Preheat oven to 220C (424F).
Prick the base with a fork, line pie crust with parchment paper and weigh down with baking beads (I used dried peas from the cupboard).
Bake for 15 minutes. Remove paper and beads then bake for 5 mins more.
Filling Ingredients:
1 pie crust (recipe above or store bought)
450g (2 cups) pumpkin puree
3 large eggs
250g (1 ¼ cup) sugar (I used light muscovado)
½ tsp salt
1 ½ tsp ground cinnamon
1 tsp ground ginger
½ tsp ground or freshly grated nutmeg
¼ tsp ground cloves
240ml (1 cup) double cream
60ml (¼ cup) milk (use full-fat but you can use semi)
Pumpkin Pie Method:
Step 1:
Preheat oven to 190C (375F) and place your pie crust in a deep 22.5cm (9″) pie tin if not prepared already.
Step 2:
In a mixer, food processor or a bowl whisk together the pumpkin puree, eggs, sugar, salt, spices, cream and milk until well combined.
Step 3:
Pour the mixture into your pie crust. Only fill to 3/4 full to allow for expansion. Excess filling may be frozen.
Step 4:
Bake for 45- 60 minutes until almost set (see recipe tip 4). A little wobble is fine.
Step 5:
Remove from oven and allow to cool completely.
Step 6:
Enjoy your pumpkin pie with cream, ice cream or a scoop of healthier crème fraîche.
Recipe Tips:
1. If you are making it by hand, mix the dry ingredients, rub in the butter then mix in the water with a spatula or wooden spoon. Jump back to step 3 in the recipe.
2. I like to make several pie doughs at once. Pie dough freezes well, just wrap in cling wrap and put in bags.

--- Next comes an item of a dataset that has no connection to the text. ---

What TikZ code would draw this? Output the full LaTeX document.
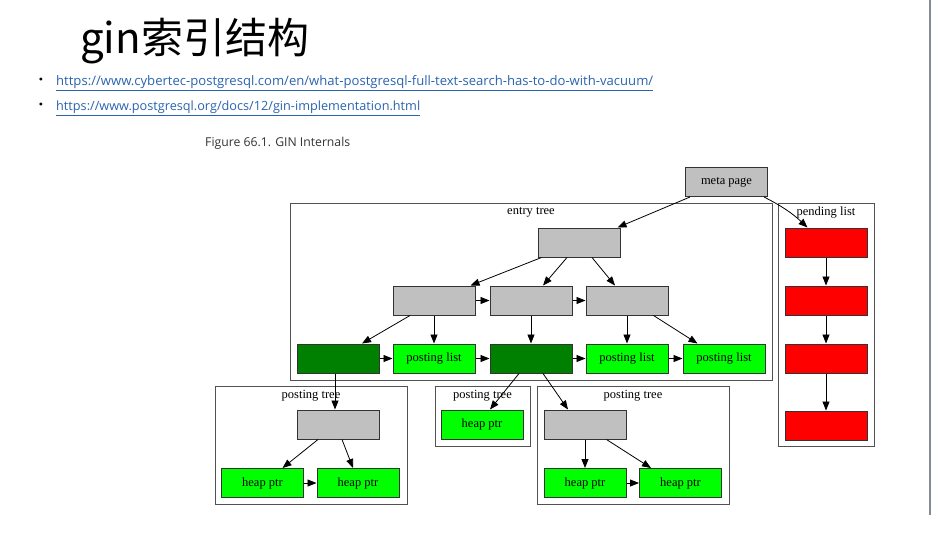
\documentclass[tikz,border=0pt]{standalone}
\usepackage{fontspec}
\setmainfont{Liberation Serif}
\newfontfamily\cjkfont{Noto Sans CJK SC}
\newfontfamily\slidefont{Open Sans}
\usetikzlibrary{arrows.meta}
\definecolor{gvgray}{HTML}{C0C0C0}
\definecolor{gvdgreen}{HTML}{008000}
\definecolor{gvgreen}{HTML}{00FF00}
\definecolor{gvred}{HTML}{FF0000}
\definecolor{gvborder}{HTML}{333333}
\definecolor{linkblue}{HTML}{2A64B0}
\definecolor{capgray}{HTML}{333333}
\definecolor{sideline}{HTML}{858A95}
\tikzset{
  gvbox/.style={draw=gvborder, line width=1pt, minimum width=82pt, minimum height=29pt, inner sep=0pt, font=\fontsize{12.5}{13}\selectfont},
  graybox/.style={gvbox, fill=gvgray},
  dgreenbox/.style={gvbox, fill=gvdgreen},
  greenbox/.style={gvbox, fill=gvgreen},
  redbox/.style={gvbox, fill=gvred},
  cluster/.style={draw=gvborder!85, line width=1pt, inner sep=0pt},
  clabel/.style={font=\fontsize{12.5}{13}\selectfont, inner sep=0pt},
  arr/.style={-{Triangle[length=9pt,width=7pt]}, line width=0.8pt, black},
}
\begin{document}
\begin{tikzpicture}[x=1pt,y=-1pt]
\useasboundingbox[fill=white] (0,0) rectangle (951,539);
% slide
\node[anchor=base west, inner sep=0pt, font=\cjkfont\fontsize{42}{44}\selectfont] (title) at (80,53) {gin索引结构};
\node[inner sep=0pt, font=\fontsize{12}{12}\selectfont] (b1) at (41,81) {\textbullet};
\node[inner sep=0pt, font=\fontsize{12}{12}\selectfont] (b2) at (41,106) {\textbullet};
\node[anchor=base west, inner sep=0pt, text=linkblue] (l1) at (56,85) {\resizebox{597pt}{!}{\slidefont\underline{https://www.cybertec-postgresql.com/en/what-postgresql-full-text-search-has-to-do-with-vacuum/}}};
\node[anchor=base west, inner sep=0pt, text=linkblue] (l2) at (56,110) {\resizebox{364pt}{!}{\slidefont\underline{https://www.postgresql.org/docs/12/gin-implementation.html}}};
\node[anchor=base west, inner sep=0pt, text=capgray] (cap) at (205,146.5) {\resizebox{145pt}{!}{\slidefont Figure 66.1. GIN Internals}};
\draw[sideline, line width=1.2pt] (930,0) coordinate (s1) -- (930,515) coordinate (s2);
% clusters
\node[cluster, minimum width=482pt, minimum height=177pt] (entry) at (531,291.5) {};
\node[clabel] (entryl) at (531,212.5) {entry tree};
\node[cluster, minimum width=96pt, minimum height=243pt] (pend) at (826,324.5) {};
\node[clabel] (pendl) at (826,212.5) {pending list};
\node[cluster, minimum width=192pt, minimum height=118pt] (pt1) at (311,445) {};
\node[clabel] (pt1l) at (311,395.5) {posting tree};
\node[cluster, minimum width=95pt, minimum height=60pt] (pt2) at (482.5,416) {};
\node[clabel] (pt2l) at (482.5,395.5) {posting tree};
\node[cluster, minimum width=192pt, minimum height=118pt] (pt3) at (633,445) {};
\node[clabel] (pt3l) at (633,395.5) {posting tree};
% nodes
\node[graybox] (meta) at (726.5,182) {meta page};
\node[graybox] (root) at (579,242.5) {};
\node[graybox] (A) at (434,300.5) {};
\node[graybox] (B) at (531,300.5) {};
\node[graybox] (C) at (627,300.5) {};
\node[dgreenbox] (D1) at (338,358.5) {};
\node[greenbox] (P1) at (434,358.5) {posting list};
\node[dgreenbox] (D2) at (531,358.5) {};
\node[greenbox] (P2) at (627,358.5) {posting list};
\node[greenbox] (P3) at (724,358.5) {posting list};
\node[redbox] (R1) at (826,242.5) {};
\node[redbox] (R2) at (826,300.5) {};
\node[redbox] (R3) at (826,358.5) {};
\node[redbox] (R4) at (826,425.5) {};
\node[graybox] (T1) at (338,424.5) {};
\node[greenbox] (H1a) at (262.5,483) {heap ptr};
\node[greenbox] (H1b) at (358,483) {heap ptr};
\node[greenbox] (H2) at (482,424.5) {heap ptr};
\node[graybox] (T3) at (585,424.5) {};
\node[greenbox] (H3a) at (585,483) {heap ptr};
\node[greenbox] (H3b) at (680.5,483) {heap ptr};
% edges
\draw[arr] ([xshift=5pt]meta.south west) -- ([xshift=-3pt]root.north east);
\draw[arr] ([xshift=-4pt]meta.south east) to[bend left=8] ([xshift=23pt]R1.north west);
\draw[arr] ([xshift=4pt]root.south west) -- ([xshift=-5pt]A.north east);
\draw[arr] ([xshift=-12pt]root.south) -- ([xshift=12pt]B.north);
\draw[arr] ([xshift=13pt]root.south) -- ([xshift=-12pt]C.north);
\draw[arr] (A) -- (B);
\draw[arr] (B) -- (C);
\draw[arr] ([xshift=-24pt]A.south) -- ([xshift=24pt]D1.north);
\draw[arr] (A) -- (P1);
\draw[arr] (B) -- (D2);
\draw[arr] (C) -- (P2);
\draw[arr] ([xshift=-15pt]C.south east) -- ([xshift=15pt]P3.north west);
\draw[arr] (D1) -- (P1);
\draw[arr] (P1) -- (D2);
\draw[arr] (D2) -- (P2);
\draw[arr] (P2) -- (P3);
\draw[arr] ([xshift=-3pt]D1.south) -- ([xshift=-3pt]T1.north);
\draw[arr] ([xshift=-12pt]D2.south) -- ([xshift=8pt]H2.north);
\draw[arr] ([xshift=12pt]D2.south) -- ([xshift=-17pt]T3.north);
\draw[arr] ([xshift=-20pt]T1.south) -- ([xshift=20pt]H1a.north);
\draw[arr] ([xshift=4pt]T1.south) -- ([xshift=-5pt]H1b.north);
\draw[arr] (H1a) -- (H1b);
\draw[arr] (T3) -- (H3a);
\draw[arr] ([xshift=-20pt]T3.south east) -- ([xshift=12pt]H3b.north west);
\draw[arr] (H3a) -- (H3b);
\draw[arr] (R1) -- (R2);
\draw[arr] (R2) -- (R3);
\draw[arr] (R3) -- (R4);
\end{tikzpicture}
\end{document}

Future pies are then super easy as half the work is done. Return to recipe.
3. Blind baking is optional. It is the process of pre-baking the crust to prevent it from going soggy if you are using a wet filling. Pricking the base helps to stop the pastry from bubbling up. If you prefer a crisper bottom, include this step. Return to recipe.
4.When baking the pie, keep an eye on the crust. You may need to protect it with aluminium foil or a pie crust guard to prevent it from catching. Return to recipe.